Kipling ends the letter with the conviction that Haggard 'won't do one little bit of this' ('...but it will help stir you up to block out the first rough scenario in the intervals of answering the demands of idle idiots and helpless imbeciles, to which cheerful task I am now about to address myself...'), and alludes to his own endeavours ('...My speciality, for the moment, is infallible plans for perpetual peace, based on the identity of the British with the lost Tribes! Somehow that don't seem to me a secure platform...'), 2 pages, small folio, some spotting, [Kipling's occasional typing errors have been silently corrected in the quotations given herein], Bateman's, Burwash, 18 August 1923

An important letter to one of Kipling's few real friends proposing the mythic Wandering Jew as the central character for a major work. Having insulted Christ as he was bearing the cross to Calvary, the Jew was condemned to wander the world until Judgment Day. At the end of every hundred years he falls into a trance and wakes up as a man of thirty years of age, becoming wiser and more repentant throughout the centuries.

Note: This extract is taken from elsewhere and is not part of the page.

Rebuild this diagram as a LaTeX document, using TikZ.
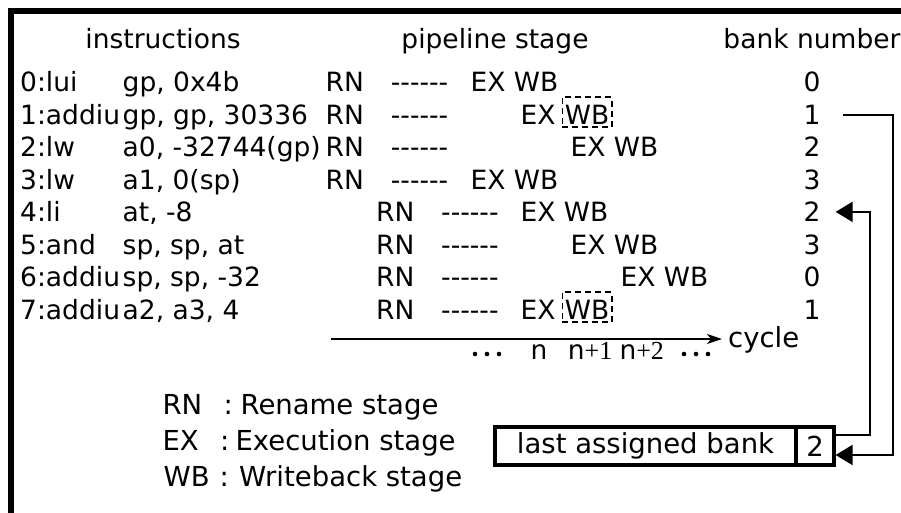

Although it appears that Kipling's suggestions for the trilogy were not followed, he was an important influence on Haggard's work, most notably in Red Eve. The friends shared broadbrush views of history and the present proposal contains many of Kipling's own ideas and preoccupations. The allusion in the letter to 'Our Lady of the Trenches' anticipates Kipling's own tale of 'A Madonna of the Trenches', published in 1924 and incorporated in Debits and Credits two years later, in which a sergeant in the First World War sees the ghost of his lover in the trenches and kills himself in order to be united with her. As in other stories in Debits and Credits, such as 'The Church that was at Antioch' and 'The Manner of Men', St Paul plays a central role, as Kipling suggests he should in Book Two of the trilogy. Other themes discussed in the letter were also taken up in stories such as 'The Enemies to Each Other', a pseudo-oriental version of the legend of Adam and Eve.